The Employment Non-Discrimination Act never really stood a chance of passing the Republican-controlled House during an election year, but it remained a symbolically heavy piece of legislation. And for good reason. It's a measure that would do the simple but important work of shielding LGBTQ employees from discrimination based on their sexual and/or gender identities. Discrimination that is completely legal in most states. It is a strange and sad thing to be living in a country where something so basic -- the right to show up to your probably crappy job -- is still being fought over, but here we are. Despite being utterly uncontroversial in its premise and even though LGBTQ groups and individuals fought exhaustively to ensure the strongest and most inclusive version of the bill moved forward, ENDA has languished in congressional purgatory for decades.

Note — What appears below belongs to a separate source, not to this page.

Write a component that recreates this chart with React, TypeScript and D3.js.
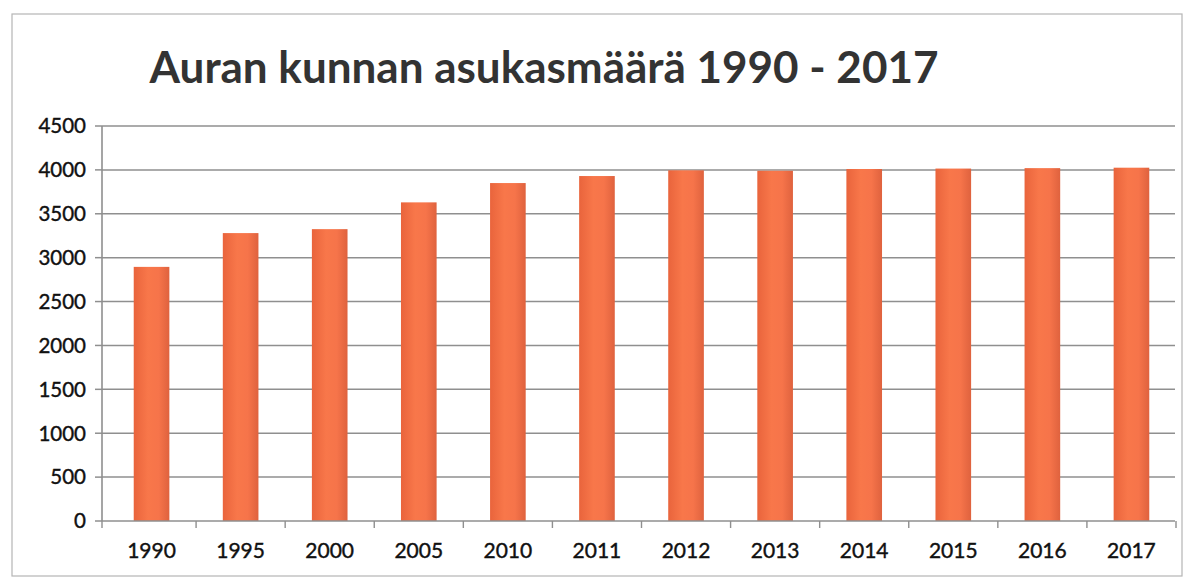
import { scaleBand, scaleLinear } from 'd3';

const years = ['1990', '1995', '2000', '2005', '2010', '2011', '2012', '2013', '2014', '2015', '2016', '2017'];
const residents = [2895, 3280, 3325, 3630, 3850, 3930, 3995, 3990, 4010, 4015, 4020, 4025];
const yTicks = [0, 500, 1000, 1500, 2000, 2500, 3000, 3500, 4000, 4500];

const W = 1189;
const H = 580;
const margin = { top: 126, right: 14, bottom: 59, left: 102 };
const font = 'Lato, "Open Sans", "Noto Sans", sans-serif';

export default function App() {
  const x0 = margin.left;
  const x1 = W - margin.right;
  // scanned original is slightly skewed: categories sit a few px right of the axis
  const x = scaleBand<string>()
    .domain(years)
    .range([x0 + 5, x1 + 1])
    .paddingInner(0.6)
    .paddingOuter(0.3);
  const y = scaleLinear().domain([0, 4500]).range([H - margin.bottom, margin.top]);
  const step = x.step();
  const mid = (yr: string) => (x(yr) ?? 0) + x.bandwidth() / 2;

  return (
    <svg width={W} height={H} style={{ position: 'absolute', left: 0, top: 0, background: '#fff' }}>
      <defs>
        <linearGradient id="barFill" x1="0" x2="1" y1="0" y2="0">
          <stop offset="0%" stopColor="#e9643c" />
          <stop offset="40%" stopColor="#f8774a" />
          <stop offset="70%" stopColor="#f6744a" />
          <stop offset="100%" stopColor="#df623e" />
        </linearGradient>
      </defs>
      <rect x={12} y={14} width={1170} height={562} fill="none" stroke="#b5b5b5" strokeWidth={1.2} />
      <text x={544} y={83} textAnchor="middle" fontFamily={font} fontWeight={700} fontSize={44} fill="#333">
        Auran kunnan asukasmäärä 1990 - 2017
      </text>
      {yTicks.map(t => (
        <g key={t}>
          {t > 0 && <line x1={x0} x2={x1} y1={y(t)} y2={y(t)} stroke="#8f8f8f" strokeWidth={1.5} />}
          <line x1={x0 - 7} x2={x0} y1={y(t)} y2={y(t)} stroke="#8f8f8f" strokeWidth={1.5} />
          <text x={x0 - 16} y={y(t)} dy="0.36em" textAnchor="end" fontFamily={font} fontSize={20.5} fill="#111" stroke="#111" strokeWidth={0.4}>
            {t}
          </text>
        </g>
      ))}
      {years.map((yr, i) => (
        <rect
          key={yr}
          x={x(yr)}
          y={y(residents[i])}
          width={x.bandwidth()}
          height={y(0) - y(residents[i])}
          fill="url(#barFill)"
        />
      ))}
      <line x1={x0} x2={x0} y1={y(4500)} y2={y(0)} stroke="#8f8f8f" strokeWidth={1.6} />
      <line x1={x0} x2={x1} y1={y(0)} y2={y(0)} stroke="#8f8f8f" strokeWidth={1.6} />
      <line x1={x0} x2={x0} y1={y(0)} y2={y(0) + 7} stroke="#8f8f8f" strokeWidth={1.4} />
      {years.map(yr => (
        <line key={yr} x1={mid(yr) + step / 2} x2={mid(yr) + step / 2} y1={y(0)} y2={y(0) + 7} stroke="#8f8f8f" strokeWidth={1.4} />
      ))}
      {years.map(yr => (
        <text key={yr} x={mid(yr)} y={558} textAnchor="middle" fontFamily={font} fontSize={21} fill="#111" stroke="#111" strokeWidth={0.4}>
          {yr}
        </text>
      ))}
    </svg>
  );
}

But the left may just have killed it, at least in its current form. Because it needed to be killed. This week, in the wake of the Supreme Court's disastrous and sweeping Hobby Lobby decision, progressive and LGBTQ groups one-by-one withdrew their support from the measure. But far from being demoralizing, there was something electric about the National Gay and Lesbian Task Force, the Transgender Law Center and the American Civil Liberties Union issuing biting condemnations of the measure's gaping exemptions for religious organizations, exemptions made all the more gaping by the high court's decision to grant a religious conscience to 90 percent of the corporations in the United States. The message behind the move was clear: We don't want a weak ENDA. A version of the bill with wide-ranging exemptions for the very organizations and companies most committed to discriminating against LGBTQ people was pointless, and an insult to those who fought hard for the measure over the last 20 years.
The mass defection was also a direct challenge to President Obama and congressional Democrats to stop caving to ridiculous temper tantrums from an increasingly extreme -- and increasingly fickle when it comes to abiding by federal and state law -- contingent of the religious right. The Hobby Lobby decision may have been the breaking point, but momentum has been building in recent years behind claims from businesses and individuals who do not want to follow any law -- or any future law -- that could get in the way of their anti-LGBTQ bigotry or efforts to control women's lives and bodies.
"The morning the sun rose after the Supreme Court’s Hobby Lobby ruling, we all woke up in a changed and intensified landscape of religious exemptions being used as an excuse to discriminate." Task Force executive director Rea Carey wrote in the Advocate. "The reality is that while politics is about compromise, some compromises are too great."
As it stands, corporations no longer have to include birth control -- potentially any method of birth control -- in company insurance plans if they don't want to. The high court ruling has also opened the door to a host of other forms of discrimination, as long as they are rooted in "sincerely held" religious beliefs. This precedent bodes terribly -- terribly terribly -- for reproductive and LGBTQ rights, but it's bad news for religious liberty, too. The owners of Hobby Lobby and other Christian conservatives are taking a shallow victory lap, but the trend toward increased state intervention into matters of faith is trouble across the board. As David Post, a law professor at Temple University and a former clerk for Justice Ruth Bader Ginsburg, wrote this week in the Washington Post, the ruling effectively invited the courts to examine "whether a plaintiff’s objection is 'on religious grounds,' and part of a 'sincere' religious belief system" -- an uncomfortable breach of the First Amendment’s Free Exercise Clause, meant to prevent government intrusion and inquiry into matters of personal faith.
Ginsburg issued the same warning in her powerful dissent. "Approving some religious claims while deeming others unworthy of accommodation could be ‘perceived as favoring one religion over another,’ the very ‘risk the [Constitution's] Establishment Clause was designed to preclude," she wrote. The high court just found in favor of corporate personhood -- again -- and basically gave the finger to women and LGBTQ people, but they also brought the state into churches and mosques and synagogues across the country.
In the immediate term, the progressive move to kill ENDA is an agonizing but necessary development. The protections guaranteed in the legislation are urgently needed, and in some ways -- at least for now -- conservative obstructionism and tantrums are setting the policy agenda. But it's also an encouraging sign that this is a fight the left is in for the long run. The Christian right wants to live above the law, and so far they've been wildly successful at getting what they want. But the progressive left -- led by a coalition of LGBTQ organizations -- is finally poised to fight hard against the trend, and to push Congress and Obama to do the same. Killing ENDA in its current neutered form is hopefully just the beginning of an embolden progressive movement reclaiming the terms of the debate. We're already seeing some movement from Democrats in Congress fighting back against corporate overreach and cynical religious claims, but there's so much more work to be done.